Work instructions: Look for the line containing "Rebuild this chart as a web" and the line containing "const yTicksA = [0.65, 0.7, 0.75, 0.8, 0.85, 0.9, 0.95];" in the entries below. Copy those two and all lines between them exactly, leaving out pictures.

───── Data extract

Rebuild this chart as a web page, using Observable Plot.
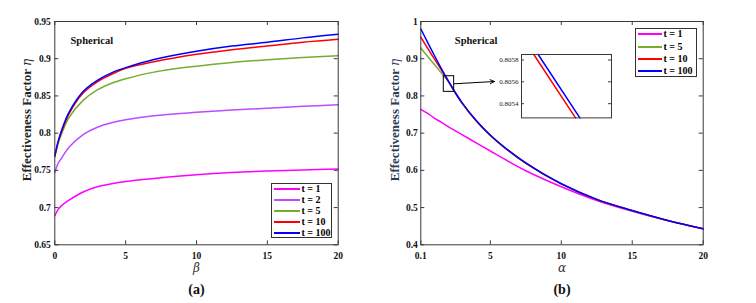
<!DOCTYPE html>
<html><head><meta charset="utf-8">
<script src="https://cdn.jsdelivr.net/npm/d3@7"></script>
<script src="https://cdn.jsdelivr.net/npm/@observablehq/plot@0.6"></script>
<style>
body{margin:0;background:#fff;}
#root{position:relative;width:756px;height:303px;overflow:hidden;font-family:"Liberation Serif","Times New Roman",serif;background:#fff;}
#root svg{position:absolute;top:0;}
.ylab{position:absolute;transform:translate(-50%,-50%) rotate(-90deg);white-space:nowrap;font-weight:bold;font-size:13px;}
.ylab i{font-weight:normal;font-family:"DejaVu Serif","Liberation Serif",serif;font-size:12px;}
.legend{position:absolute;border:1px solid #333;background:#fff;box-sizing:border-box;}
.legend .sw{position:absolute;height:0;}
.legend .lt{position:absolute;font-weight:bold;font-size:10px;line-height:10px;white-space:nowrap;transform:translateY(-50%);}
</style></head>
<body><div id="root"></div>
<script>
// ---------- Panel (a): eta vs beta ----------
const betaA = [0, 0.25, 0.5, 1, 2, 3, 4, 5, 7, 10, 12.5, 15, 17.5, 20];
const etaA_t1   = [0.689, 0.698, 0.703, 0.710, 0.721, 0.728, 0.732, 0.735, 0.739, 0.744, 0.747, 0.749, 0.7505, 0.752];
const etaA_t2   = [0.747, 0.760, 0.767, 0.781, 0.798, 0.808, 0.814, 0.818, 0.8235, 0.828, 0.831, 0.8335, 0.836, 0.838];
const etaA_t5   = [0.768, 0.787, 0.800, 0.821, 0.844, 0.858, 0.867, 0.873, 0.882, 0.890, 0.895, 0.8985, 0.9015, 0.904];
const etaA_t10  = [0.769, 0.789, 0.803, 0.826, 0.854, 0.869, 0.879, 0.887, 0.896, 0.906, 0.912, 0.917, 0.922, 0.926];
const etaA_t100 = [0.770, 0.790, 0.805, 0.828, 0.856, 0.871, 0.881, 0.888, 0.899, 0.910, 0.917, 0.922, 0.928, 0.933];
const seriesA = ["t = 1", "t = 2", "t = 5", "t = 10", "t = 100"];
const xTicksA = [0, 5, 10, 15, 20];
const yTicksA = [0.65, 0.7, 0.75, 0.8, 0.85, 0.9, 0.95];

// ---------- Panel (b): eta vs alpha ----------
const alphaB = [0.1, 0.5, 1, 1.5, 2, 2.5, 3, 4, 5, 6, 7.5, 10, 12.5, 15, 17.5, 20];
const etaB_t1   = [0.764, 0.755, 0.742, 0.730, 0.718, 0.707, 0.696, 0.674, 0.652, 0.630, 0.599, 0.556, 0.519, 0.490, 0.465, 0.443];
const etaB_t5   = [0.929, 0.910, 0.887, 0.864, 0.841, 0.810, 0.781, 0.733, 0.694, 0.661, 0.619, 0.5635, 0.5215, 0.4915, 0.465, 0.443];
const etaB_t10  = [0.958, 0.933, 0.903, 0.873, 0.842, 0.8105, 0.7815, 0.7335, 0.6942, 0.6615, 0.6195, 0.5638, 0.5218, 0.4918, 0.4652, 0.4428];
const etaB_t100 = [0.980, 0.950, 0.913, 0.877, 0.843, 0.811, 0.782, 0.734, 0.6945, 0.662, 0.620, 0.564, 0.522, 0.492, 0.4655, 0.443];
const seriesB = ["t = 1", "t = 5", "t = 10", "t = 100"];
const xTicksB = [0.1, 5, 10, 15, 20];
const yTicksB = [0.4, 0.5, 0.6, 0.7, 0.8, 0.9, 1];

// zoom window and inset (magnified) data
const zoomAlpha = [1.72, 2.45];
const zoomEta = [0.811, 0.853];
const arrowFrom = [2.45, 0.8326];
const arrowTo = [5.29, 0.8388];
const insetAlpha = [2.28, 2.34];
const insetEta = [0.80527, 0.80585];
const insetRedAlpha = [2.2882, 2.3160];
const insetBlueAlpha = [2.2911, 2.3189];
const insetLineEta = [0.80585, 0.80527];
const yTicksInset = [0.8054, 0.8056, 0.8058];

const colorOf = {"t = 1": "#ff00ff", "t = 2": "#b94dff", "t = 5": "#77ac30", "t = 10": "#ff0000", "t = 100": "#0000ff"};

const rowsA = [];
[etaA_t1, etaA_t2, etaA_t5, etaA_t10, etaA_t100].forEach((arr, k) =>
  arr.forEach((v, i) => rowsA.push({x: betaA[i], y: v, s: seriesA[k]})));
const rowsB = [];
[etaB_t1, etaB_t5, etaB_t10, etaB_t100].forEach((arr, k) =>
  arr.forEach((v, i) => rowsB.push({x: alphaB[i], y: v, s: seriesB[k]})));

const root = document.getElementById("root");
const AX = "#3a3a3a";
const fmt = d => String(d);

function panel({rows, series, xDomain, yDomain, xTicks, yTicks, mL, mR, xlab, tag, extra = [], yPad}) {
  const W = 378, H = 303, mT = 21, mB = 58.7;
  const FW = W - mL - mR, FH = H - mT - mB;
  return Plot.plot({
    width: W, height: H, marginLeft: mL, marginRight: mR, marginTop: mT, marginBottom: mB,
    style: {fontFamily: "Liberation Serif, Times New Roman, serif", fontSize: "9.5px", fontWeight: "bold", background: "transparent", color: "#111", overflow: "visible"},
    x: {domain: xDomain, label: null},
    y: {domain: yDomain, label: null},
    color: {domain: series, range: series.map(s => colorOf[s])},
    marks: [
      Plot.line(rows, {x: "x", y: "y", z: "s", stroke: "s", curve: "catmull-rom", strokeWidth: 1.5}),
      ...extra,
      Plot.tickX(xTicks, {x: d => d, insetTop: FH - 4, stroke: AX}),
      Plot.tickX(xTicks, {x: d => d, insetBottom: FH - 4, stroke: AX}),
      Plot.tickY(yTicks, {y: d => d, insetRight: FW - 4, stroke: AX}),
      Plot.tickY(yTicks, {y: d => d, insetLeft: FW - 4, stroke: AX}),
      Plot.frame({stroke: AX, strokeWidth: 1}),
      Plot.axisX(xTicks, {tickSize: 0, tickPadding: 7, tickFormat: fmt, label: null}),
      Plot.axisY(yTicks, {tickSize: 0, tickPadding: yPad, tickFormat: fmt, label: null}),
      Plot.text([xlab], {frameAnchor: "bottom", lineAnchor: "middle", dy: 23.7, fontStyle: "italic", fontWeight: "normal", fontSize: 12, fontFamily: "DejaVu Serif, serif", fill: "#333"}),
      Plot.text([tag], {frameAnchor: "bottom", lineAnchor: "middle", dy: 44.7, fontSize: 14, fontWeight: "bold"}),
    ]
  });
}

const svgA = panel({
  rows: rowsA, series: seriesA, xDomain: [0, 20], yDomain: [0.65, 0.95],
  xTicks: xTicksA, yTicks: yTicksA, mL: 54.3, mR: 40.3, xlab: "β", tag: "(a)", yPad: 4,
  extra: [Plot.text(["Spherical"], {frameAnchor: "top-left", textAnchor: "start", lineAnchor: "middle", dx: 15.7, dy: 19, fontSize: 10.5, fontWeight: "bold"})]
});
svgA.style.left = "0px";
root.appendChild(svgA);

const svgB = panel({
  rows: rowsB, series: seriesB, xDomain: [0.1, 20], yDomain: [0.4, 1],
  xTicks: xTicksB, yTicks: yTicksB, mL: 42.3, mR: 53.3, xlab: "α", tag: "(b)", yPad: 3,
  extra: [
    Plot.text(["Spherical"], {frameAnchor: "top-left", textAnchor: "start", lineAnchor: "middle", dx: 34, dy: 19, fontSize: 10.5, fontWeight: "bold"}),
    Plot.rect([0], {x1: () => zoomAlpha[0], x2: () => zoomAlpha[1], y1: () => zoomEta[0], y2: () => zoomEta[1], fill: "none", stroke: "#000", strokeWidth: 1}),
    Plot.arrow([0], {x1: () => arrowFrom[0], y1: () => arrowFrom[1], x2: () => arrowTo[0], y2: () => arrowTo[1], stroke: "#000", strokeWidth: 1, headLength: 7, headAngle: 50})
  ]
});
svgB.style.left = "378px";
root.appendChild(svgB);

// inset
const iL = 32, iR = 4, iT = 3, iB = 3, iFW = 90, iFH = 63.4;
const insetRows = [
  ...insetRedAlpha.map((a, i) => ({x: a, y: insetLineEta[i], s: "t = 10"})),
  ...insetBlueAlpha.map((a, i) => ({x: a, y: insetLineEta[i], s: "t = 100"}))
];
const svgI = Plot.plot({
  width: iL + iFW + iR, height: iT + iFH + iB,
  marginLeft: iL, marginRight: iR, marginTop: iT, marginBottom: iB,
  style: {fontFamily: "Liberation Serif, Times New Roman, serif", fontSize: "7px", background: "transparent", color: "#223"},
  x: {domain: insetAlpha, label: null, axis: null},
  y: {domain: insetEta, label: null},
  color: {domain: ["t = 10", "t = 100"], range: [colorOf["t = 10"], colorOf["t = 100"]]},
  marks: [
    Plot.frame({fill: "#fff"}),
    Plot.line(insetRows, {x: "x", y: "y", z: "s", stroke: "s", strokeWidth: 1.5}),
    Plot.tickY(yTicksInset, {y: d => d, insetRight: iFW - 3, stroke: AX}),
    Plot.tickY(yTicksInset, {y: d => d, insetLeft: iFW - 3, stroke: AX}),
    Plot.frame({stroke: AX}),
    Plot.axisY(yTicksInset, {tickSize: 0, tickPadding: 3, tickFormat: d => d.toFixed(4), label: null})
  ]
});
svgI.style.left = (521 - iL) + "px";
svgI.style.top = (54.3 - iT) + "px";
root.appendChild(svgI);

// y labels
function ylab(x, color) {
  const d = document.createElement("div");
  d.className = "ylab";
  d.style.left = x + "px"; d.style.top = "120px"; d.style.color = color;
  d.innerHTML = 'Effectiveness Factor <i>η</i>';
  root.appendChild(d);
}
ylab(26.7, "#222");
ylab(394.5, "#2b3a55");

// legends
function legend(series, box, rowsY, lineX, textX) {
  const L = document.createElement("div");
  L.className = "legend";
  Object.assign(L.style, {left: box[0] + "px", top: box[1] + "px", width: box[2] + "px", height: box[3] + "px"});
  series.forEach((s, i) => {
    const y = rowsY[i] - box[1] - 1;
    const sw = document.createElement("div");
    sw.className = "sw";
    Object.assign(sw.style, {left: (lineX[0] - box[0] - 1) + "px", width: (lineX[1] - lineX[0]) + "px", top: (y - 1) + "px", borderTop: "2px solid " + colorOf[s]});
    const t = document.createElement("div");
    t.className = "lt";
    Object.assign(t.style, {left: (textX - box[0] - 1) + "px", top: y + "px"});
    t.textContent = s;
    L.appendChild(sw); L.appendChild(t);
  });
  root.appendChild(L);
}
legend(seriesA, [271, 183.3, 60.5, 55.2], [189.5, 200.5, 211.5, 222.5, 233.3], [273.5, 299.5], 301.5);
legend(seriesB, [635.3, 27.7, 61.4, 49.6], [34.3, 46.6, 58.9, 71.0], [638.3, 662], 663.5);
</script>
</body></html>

──────────
───── Data extract

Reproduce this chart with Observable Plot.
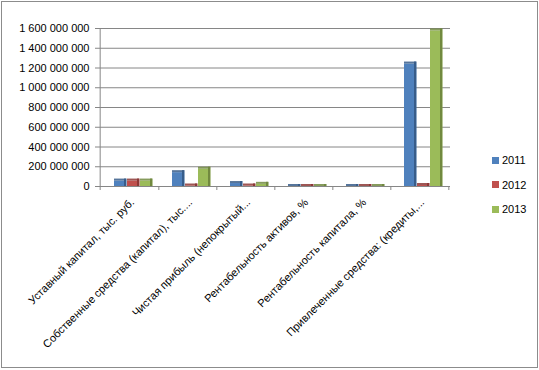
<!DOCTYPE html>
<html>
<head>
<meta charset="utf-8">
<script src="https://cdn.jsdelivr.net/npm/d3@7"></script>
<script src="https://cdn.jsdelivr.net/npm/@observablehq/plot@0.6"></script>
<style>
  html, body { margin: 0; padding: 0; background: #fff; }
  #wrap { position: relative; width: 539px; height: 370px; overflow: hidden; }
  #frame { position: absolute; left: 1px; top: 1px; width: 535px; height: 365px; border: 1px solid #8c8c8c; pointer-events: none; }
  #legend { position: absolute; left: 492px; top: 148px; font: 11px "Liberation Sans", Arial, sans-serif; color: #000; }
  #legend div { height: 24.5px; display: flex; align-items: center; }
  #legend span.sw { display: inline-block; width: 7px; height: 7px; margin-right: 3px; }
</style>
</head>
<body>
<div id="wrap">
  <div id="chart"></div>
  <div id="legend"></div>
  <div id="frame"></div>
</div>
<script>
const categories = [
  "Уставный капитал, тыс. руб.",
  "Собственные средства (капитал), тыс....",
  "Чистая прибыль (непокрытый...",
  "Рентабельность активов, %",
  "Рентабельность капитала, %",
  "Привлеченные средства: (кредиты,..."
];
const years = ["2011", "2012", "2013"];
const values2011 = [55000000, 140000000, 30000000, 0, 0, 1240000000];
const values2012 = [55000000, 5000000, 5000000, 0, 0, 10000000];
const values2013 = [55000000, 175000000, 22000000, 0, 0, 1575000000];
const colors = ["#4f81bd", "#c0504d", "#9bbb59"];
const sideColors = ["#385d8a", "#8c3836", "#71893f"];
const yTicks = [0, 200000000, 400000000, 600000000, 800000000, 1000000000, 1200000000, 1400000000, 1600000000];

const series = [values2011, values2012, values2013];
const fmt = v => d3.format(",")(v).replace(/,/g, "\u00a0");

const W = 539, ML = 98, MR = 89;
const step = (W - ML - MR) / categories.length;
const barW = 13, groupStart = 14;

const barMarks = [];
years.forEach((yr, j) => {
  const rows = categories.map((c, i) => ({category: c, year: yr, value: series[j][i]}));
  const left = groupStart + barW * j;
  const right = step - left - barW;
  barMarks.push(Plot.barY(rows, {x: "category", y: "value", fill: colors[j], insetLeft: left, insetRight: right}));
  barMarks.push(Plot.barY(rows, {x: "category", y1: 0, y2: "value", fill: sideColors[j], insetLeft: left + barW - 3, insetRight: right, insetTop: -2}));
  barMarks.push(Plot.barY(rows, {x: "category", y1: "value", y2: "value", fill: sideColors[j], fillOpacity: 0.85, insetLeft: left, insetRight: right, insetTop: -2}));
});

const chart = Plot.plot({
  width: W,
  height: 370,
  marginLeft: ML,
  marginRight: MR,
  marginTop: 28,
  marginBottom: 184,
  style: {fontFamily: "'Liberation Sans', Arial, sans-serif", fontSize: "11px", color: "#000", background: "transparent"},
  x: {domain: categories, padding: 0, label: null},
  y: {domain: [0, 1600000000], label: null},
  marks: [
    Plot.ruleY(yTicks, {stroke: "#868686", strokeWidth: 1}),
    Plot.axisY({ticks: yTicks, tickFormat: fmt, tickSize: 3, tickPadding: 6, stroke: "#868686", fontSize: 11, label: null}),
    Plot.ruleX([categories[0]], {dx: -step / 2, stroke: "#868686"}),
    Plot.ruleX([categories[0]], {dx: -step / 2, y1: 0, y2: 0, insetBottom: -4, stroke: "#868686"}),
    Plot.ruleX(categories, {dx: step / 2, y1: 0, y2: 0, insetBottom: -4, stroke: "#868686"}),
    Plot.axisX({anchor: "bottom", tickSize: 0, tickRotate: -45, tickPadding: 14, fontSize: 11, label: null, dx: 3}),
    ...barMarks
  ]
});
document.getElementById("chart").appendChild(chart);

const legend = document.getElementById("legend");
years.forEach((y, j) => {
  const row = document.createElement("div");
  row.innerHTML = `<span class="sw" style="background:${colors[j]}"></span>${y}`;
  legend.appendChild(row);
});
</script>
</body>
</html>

──────────
───── Data extract

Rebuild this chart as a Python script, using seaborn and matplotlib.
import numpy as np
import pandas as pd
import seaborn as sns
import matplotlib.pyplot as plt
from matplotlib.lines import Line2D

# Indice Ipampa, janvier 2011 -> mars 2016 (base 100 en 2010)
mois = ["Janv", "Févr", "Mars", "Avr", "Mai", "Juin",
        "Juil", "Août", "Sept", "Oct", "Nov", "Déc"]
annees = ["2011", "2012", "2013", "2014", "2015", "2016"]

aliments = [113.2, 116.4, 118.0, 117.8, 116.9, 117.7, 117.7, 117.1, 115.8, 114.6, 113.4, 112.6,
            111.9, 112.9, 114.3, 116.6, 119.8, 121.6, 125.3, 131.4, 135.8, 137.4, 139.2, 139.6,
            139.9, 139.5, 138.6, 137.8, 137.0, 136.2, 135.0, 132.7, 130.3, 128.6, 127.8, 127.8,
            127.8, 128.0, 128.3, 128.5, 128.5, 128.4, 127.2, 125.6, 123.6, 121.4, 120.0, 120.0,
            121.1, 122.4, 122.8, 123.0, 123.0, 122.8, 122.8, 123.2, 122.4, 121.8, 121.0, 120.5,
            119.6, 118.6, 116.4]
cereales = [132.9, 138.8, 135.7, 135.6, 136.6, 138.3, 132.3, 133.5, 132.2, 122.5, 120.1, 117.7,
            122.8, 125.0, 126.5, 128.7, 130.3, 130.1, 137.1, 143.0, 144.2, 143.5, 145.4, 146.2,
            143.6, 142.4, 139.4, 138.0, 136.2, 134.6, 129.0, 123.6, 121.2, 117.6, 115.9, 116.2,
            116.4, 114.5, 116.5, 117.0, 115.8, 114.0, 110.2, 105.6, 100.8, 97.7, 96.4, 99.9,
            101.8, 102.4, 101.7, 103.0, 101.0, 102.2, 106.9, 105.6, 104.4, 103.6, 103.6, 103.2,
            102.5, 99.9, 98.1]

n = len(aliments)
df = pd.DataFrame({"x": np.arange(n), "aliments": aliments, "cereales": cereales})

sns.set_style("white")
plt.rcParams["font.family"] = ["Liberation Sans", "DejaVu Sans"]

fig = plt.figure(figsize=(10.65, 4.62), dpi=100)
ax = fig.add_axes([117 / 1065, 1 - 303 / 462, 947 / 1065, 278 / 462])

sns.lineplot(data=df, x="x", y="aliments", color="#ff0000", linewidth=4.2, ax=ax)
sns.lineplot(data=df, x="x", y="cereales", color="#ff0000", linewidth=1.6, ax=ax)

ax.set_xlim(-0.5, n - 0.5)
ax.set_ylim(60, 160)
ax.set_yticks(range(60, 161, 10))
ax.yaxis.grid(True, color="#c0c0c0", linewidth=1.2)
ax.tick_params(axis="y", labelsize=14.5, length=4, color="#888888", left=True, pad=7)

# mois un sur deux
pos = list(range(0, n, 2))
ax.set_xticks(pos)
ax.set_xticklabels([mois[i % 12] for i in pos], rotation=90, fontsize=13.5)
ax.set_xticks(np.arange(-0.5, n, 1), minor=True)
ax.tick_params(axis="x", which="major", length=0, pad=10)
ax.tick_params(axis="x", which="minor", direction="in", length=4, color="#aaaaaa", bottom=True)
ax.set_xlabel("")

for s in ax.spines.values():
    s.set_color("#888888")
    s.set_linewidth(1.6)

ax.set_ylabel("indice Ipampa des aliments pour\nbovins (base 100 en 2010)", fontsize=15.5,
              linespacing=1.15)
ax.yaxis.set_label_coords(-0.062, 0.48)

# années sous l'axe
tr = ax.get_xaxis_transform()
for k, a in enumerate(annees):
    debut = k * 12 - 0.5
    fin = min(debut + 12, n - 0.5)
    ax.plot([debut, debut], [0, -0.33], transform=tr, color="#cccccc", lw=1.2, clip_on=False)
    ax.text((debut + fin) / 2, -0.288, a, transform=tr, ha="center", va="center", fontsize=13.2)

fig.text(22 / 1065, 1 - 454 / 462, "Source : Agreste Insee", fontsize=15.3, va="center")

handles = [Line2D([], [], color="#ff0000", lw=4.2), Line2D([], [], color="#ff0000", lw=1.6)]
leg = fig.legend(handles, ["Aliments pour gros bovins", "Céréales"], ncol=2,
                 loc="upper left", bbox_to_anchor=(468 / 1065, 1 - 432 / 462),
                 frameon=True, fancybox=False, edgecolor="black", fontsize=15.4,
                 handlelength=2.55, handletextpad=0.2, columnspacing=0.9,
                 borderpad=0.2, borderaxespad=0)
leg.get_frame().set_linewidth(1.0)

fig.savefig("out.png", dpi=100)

──────────

Reply:
Rebuild this chart as a web page, using Observable Plot.
<!DOCTYPE html>
<html><head><meta charset="utf-8">
<script src="https://cdn.jsdelivr.net/npm/d3@7"></script>
<script src="https://cdn.jsdelivr.net/npm/@observablehq/plot@0.6"></script>
<style>
body{margin:0;background:#fff;}
#root{position:relative;width:756px;height:303px;overflow:hidden;font-family:"Liberation Serif","Times New Roman",serif;background:#fff;}
#root svg{position:absolute;top:0;}
.ylab{position:absolute;transform:translate(-50%,-50%) rotate(-90deg);white-space:nowrap;font-weight:bold;font-size:13px;}
.ylab i{font-weight:normal;font-family:"DejaVu Serif","Liberation Serif",serif;font-size:12px;}
.legend{position:absolute;border:1px solid #333;background:#fff;box-sizing:border-box;}
.legend .sw{position:absolute;height:0;}
.legend .lt{position:absolute;font-weight:bold;font-size:10px;line-height:10px;white-space:nowrap;transform:translateY(-50%);}
</style></head>
<body><div id="root"></div>
<script>
// ---------- Panel (a): eta vs beta ----------
const betaA = [0, 0.25, 0.5, 1, 2, 3, 4, 5, 7, 10, 12.5, 15, 17.5, 20];
const etaA_t1   = [0.689, 0.698, 0.703, 0.710, 0.721, 0.728, 0.732, 0.735, 0.739, 0.744, 0.747, 0.749, 0.7505, 0.752];
const etaA_t2   = [0.747, 0.760, 0.767, 0.781, 0.798, 0.808, 0.814, 0.818, 0.8235, 0.828, 0.831, 0.8335, 0.836, 0.838];
const etaA_t5   = [0.768, 0.787, 0.800, 0.821, 0.844, 0.858, 0.867, 0.873, 0.882, 0.890, 0.895, 0.8985, 0.9015, 0.904];
const etaA_t10  = [0.769, 0.789, 0.803, 0.826, 0.854, 0.869, 0.879, 0.887, 0.896, 0.906, 0.912, 0.917, 0.922, 0.926];
const etaA_t100 = [0.770, 0.790, 0.805, 0.828, 0.856, 0.871, 0.881, 0.888, 0.899, 0.910, 0.917, 0.922, 0.928, 0.933];
const seriesA = ["t = 1", "t = 2", "t = 5", "t = 10", "t = 100"];
const xTicksA = [0, 5, 10, 15, 20];
const yTicksA = [0.65, 0.7, 0.75, 0.8, 0.85, 0.9, 0.95];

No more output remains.